An entry of purely personal interest, being an account of our holiday in Scotland in May.        

We spent the first couple of nights on Arran at the Kildonan Hotel (fairly obviously in the village of Kildonan which is at the southern tip of Arran). The hotel was decorated and furnished in a pleasing, if somewhat eccentric, style; the best thing about our room was that it had a patio from which there were stunning views out to Pladda and Ailsa Craig….        

      

This was also the view obtained from the Dining Room which made eating the – very good – food a real pleasure…….       

       

        

On the Sunday we toured the  southern half of the island, doing one of our favourite beach walks at Blackwaterfoot, with wonderful views over to Kintyre. And it was to Kintyre – venturing to pastures new – that we travelled on Monday, having first stopped off at Brodick Castle to enjoy the rhododendrons in flower (the first time we had seen them properly). The ferry from Arran to Kintyre is a delightfully small affair which terminates in the middle of nowhere – there is literally nothing there when you drive off. The Kintyre peninsula is a long spit of land which has very few roads – one down its east and one its west side.

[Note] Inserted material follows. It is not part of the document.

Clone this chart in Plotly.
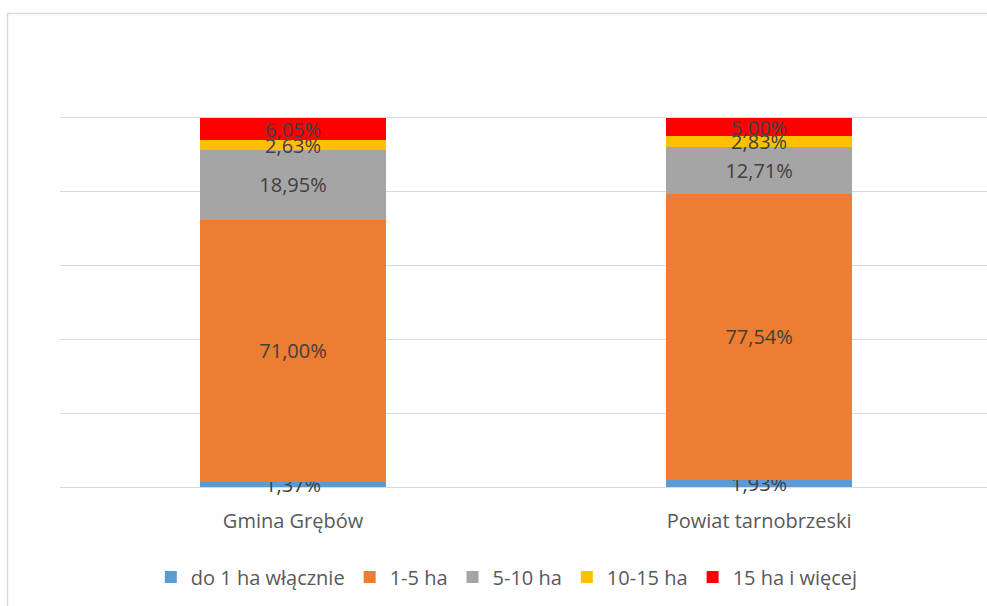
import plotly.graph_objects as go

categories = ["Gmina Grębów", "Powiat tarnobrzeski"]
series_names = ["do 1 ha włącznie", "1-5 ha", "5-10 ha", "10-15 ha", "15 ha i więcej"]
do1 = [1.37, 1.93]
ha1_5 = [71.00, 77.54]
ha5_10 = [18.95, 12.71]
ha10_15 = [2.63, 2.83]
ha15 = [6.05, 5.00]
colors = ["#5B9BD5", "#ED7D31", "#A5A5A5", "#FFC000", "#FF0000"]
y_ticks = [0, 20, 40, 60, 80, 100, 120]

FONT = "Open Sans"
xpos = list(range(len(categories)))

fig = go.Figure()
for name, vals, col in zip(series_names, [do1, ha1_5, ha5_10, ha10_15, ha15], colors):
    fig.add_trace(go.Bar(
        x=xpos, y=vals, name=name, width=0.4,
        marker=dict(color=col, line=dict(width=0)),
        texttemplate="%{y:.2f}%", textposition="inside",
        insidetextanchor="middle", constraintext="none", textangle=0,
        textfont=dict(family=FONT, size=20, color="#404040"),
        cliponaxis=False,
    ))

fig.update_layout(
    barmode="stack",
    width=987, height=606,
    margin=dict(l=60, r=0, t=44, b=119),
    paper_bgcolor="white", plot_bgcolor="white",
    separators=", ",
    font=dict(family=FONT, size=20, color="#595959"),
    showlegend=True,
    legend=dict(orientation="h", x=0.482, xanchor="center", y=-0.203, yanchor="middle",
                font=dict(family=FONT, size=20, color="#595959"), traceorder="normal",
                itemwidth=30),
    uniformtext=dict(mode=False),
)
fig.update_xaxes(
    range=[-0.5, 1.489], tickvals=xpos, ticktext=categories,
    showgrid=False, zeroline=False, showline=False, ticks="",
    ticklabelstandoff=20, tickfont=dict(family=FONT, size=20, color="#595959"),
)
fig.update_yaxes(
    range=[0, 120], tickvals=y_ticks, showticklabels=False,
    showgrid=True, gridcolor="#D9D9D9", gridwidth=1,
    zeroline=True, zerolinecolor="#D9D9D9", zerolinewidth=1, ticks="",
)
fig.add_shape(type="rect", xref="paper", yref="paper",
              x0=-0.0566, x1=2, y0=1.0688, y1=-2,
              line=dict(color="#D9D9D9", width=1.5), fillcolor="rgba(0,0,0,0)", layer="below")

fig.write_html("out.html", config={"displayModeBar": False},
               post_script="document.body.style.margin='0';document.body.style.overflow='hidden';")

That on the east, by which we travelled, was the inspiration for Paul McCartney (who of course famously had a property – and may still do – on Kintyre; and more famously wrote Mull of Kintyre  – the video for which we were informed was not filmed at the actual Mull but at a beach near where we were staying) when he composed The Long and Winding Road : it is certainly extremely winding and therefore feels very long! When venturing to new territory there is always a certain amount of luck involved. We had a great deal. In the first place the small hotel we selected – the Dunvalanree – was a delight in terms of both location, friendliness and the excellence of the cuisine.   

   

Dunvalanree (on right)

   Secondly the village and surroundings of Carradale in which it is located are a joy. On Tuesday we travelled south to see Campbeltown, the only town of any size in, which is a rather wonderful affair of faded Victorian and Edwardian glories. But on Wednesday we stayed entirely in Carradale spending the morning climbing a hill which gave the most wonderful views….       

    …and the afternoon reading and sleeping on the glorious Carradale beach….        

    

        

…this was truly about as near to a perfect day as one gets.        

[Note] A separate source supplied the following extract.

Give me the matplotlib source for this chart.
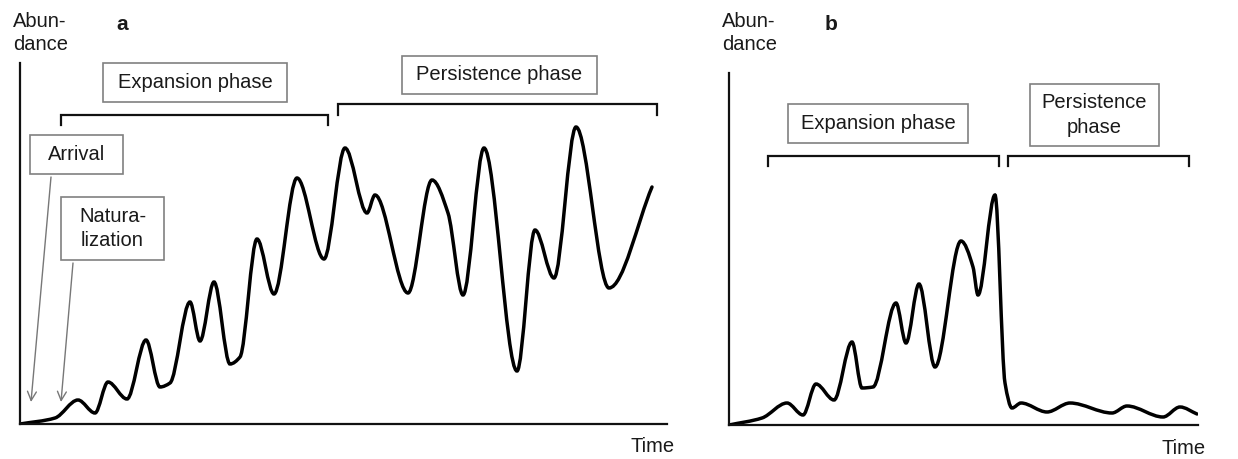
import numpy as np
import matplotlib
matplotlib.use("Agg")
import matplotlib.pyplot as plt
from matplotlib.path import Path
from matplotlib.patches import PathPatch, Rectangle

plt.rcParams['font.family'] = ['Liberation Sans', 'DejaVu Sans']

# Panel a: invasion with expansion then persistence (time, abundance)
time_a = [0, 35, 58, 75, 88, 107, 126, 140, 150, 170, 180, 194, 210, 220,
          237, 254, 277, 304, 325, 347, 355, 388, 412, 428, 443, 464, 497,
          515, 534, 556, 589, 632]
abund_a = [0, 6, 24, 11, 42, 25, 84, 37, 41, 122, 83, 142, 60, 67,
           185, 130, 246, 165, 276, 211, 229, 131, 244, 211, 129, 276, 53,
           194, 146, 297, 136, 237]

# Panel b: expansion followed by collapse to low persistence
time_b = [0, 33, 58, 74, 87, 105, 123, 133, 144, 167, 177, 190, 206, 232,
          244, 249, 266, 276, 283, 292, 318, 341, 383, 398, 434, 451, 468]
abund_b = [0, 7, 22, 10, 41, 25, 83, 37, 38, 122, 82, 141, 58, 184,
           158, 130, 230, 42, 17, 22, 13, 22, 12, 19, 8, 18, 11]

TEXT = '#1a1a1a'
BOX = '#808080'
FS = 14.5


def smooth_path(xs, ys):
    # monotone cubic through the points, written as bezier segments
    xs = np.asarray(xs, float)
    ys = np.asarray(ys, float)
    h = np.diff(xs)
    d = np.diff(ys) / h
    m = np.zeros_like(xs)
    m[0], m[-1] = d[0], d[-1]
    for k in range(1, len(xs) - 1):
        if d[k - 1] * d[k] > 0:
            w1 = 2 * h[k] + h[k - 1]
            w2 = h[k] + 2 * h[k - 1]
            m[k] = (w1 + w2) / (w1 / d[k - 1] + w2 / d[k])
    verts = [(xs[0], ys[0])]
    codes = [Path.MOVETO]
    for k in range(len(h)):
        verts += [(xs[k] + h[k] / 3, ys[k] + m[k] * h[k] / 3),
                  (xs[k + 1] - h[k] / 3, ys[k + 1] - m[k + 1] * h[k] / 3),
                  (xs[k + 1], ys[k + 1])]
        codes += [Path.CURVE4] * 3
    return Path(verts, codes)


def label_box(ax, x0, x1, y0, y1, text):
    ax.add_patch(Rectangle((x0, y0), x1 - x0, y1 - y0, fill=False,
                           edgecolor=BOX, lw=1.2, clip_on=False))
    ax.text((x0 + x1) / 2, (y0 + y1) / 2, text, ha='center', va='center',
            fontsize=FS, color=TEXT, linespacing=1.35, clip_on=False)


def bracket(ax, x0, x1, y_top, y_bot):
    ax.plot([x0, x0, x1, x1], [y_bot, y_top, y_top, y_bot], color='#111111',
            lw=1.6, clip_on=False, solid_joinstyle='miter')


def setup(ax, xmax, ymax, top_px, letter):
    ax.set_xlim(0, xmax)
    ax.set_ylim(0, ymax)
    for s in ['top', 'right']:
        ax.spines[s].set_visible(False)
    for s in ['left', 'bottom']:
        ax.spines[s].set_linewidth(1.6)
        ax.spines[s].set_color('#111111')
    ax.set_xticks([])
    ax.set_yticks([])
    ax.text(-7, ymax + top_px - 33, 'Abun-\ndance', ha='left', va='center',
            fontsize=FS, color=TEXT, linespacing=1.25, clip_on=False)
    ax.text(102, ymax + top_px - 25, letter, ha='center', va='center',
            fontsize=15, fontweight='bold', color=TEXT, clip_on=False)
    ax.text(xmax - 14, -23, 'Time', ha='center', va='center', fontsize=FS,
            color=TEXT, clip_on=False)


fig = plt.figure(figsize=(12.38, 4.59), dpi=100)
W, H = 1238, 459

ax_a = fig.add_axes([20 / W, 35 / H, 647 / W, 361 / H])
setup(ax_a, 647, 361, 63, 'a')
ax_a.add_patch(PathPatch(smooth_path(time_a, abund_a), fill=False,
                         lw=2.5, edgecolor='black', capstyle='round'))
label_box(ax_a, 83, 267, 322, 361, 'Expansion phase')
label_box(ax_a, 382, 577, 330, 368, 'Persistence phase')
label_box(ax_a, 10, 103, 250, 289, 'Arrival')
label_box(ax_a, 41, 144, 164, 227, 'Natura-\nlization')
bracket(ax_a, 41, 308, 309, 299)
bracket(ax_a, 318, 637, 320, 309)
arrow = dict(arrowstyle='->', color='#777777', lw=1.0, mutation_scale=16,
             shrinkA=0, shrinkB=0)
ax_a.annotate('', xy=(11, 22), xytext=(31, 247), arrowprops=arrow,
              annotation_clip=False)
ax_a.annotate('', xy=(41, 22), xytext=(53, 161), arrowprops=arrow,
              annotation_clip=False)

ax_b = fig.add_axes([729 / W, 34 / H, 469 / W, 352 / H])
setup(ax_b, 469, 352, 73, 'b')
ax_b.add_patch(PathPatch(smooth_path(time_b, abund_b), fill=False,
                         lw=2.5, edgecolor='black', capstyle='round'))
label_box(ax_b, 59, 239, 282, 321, 'Expansion phase')
label_box(ax_b, 301, 430, 279, 341, 'Persistence\nphase')
bracket(ax_b, 39, 270, 269, 259)
bracket(ax_b, 279, 460, 269, 259)

fig.savefig('out.png', dpi=100)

On Thursday we headed back, via Arran, to Galloway, as we felt we could not be in Scotland without visiting our favourite place. In retrospect it may be that this was cramming too much in. We stayed in Kirkcudbright at the Selkirk Arms and while this was perfectly satisfactory it could not really compete in terms of either location or cuisine or welcome with our previous experiences. Nonetheless we had a delightful day on Friday visiting our old friend the Mill on the Fleet second-hand book-shop (where as usual I found some real gems which were uncannily pertinent and wanted), and our very favourite beach at Carrick…    

        

        

…which was as picturesque and delightful as ever.        

All in all this week was indeed an idyll and has opened up another new area for us to return to and savour.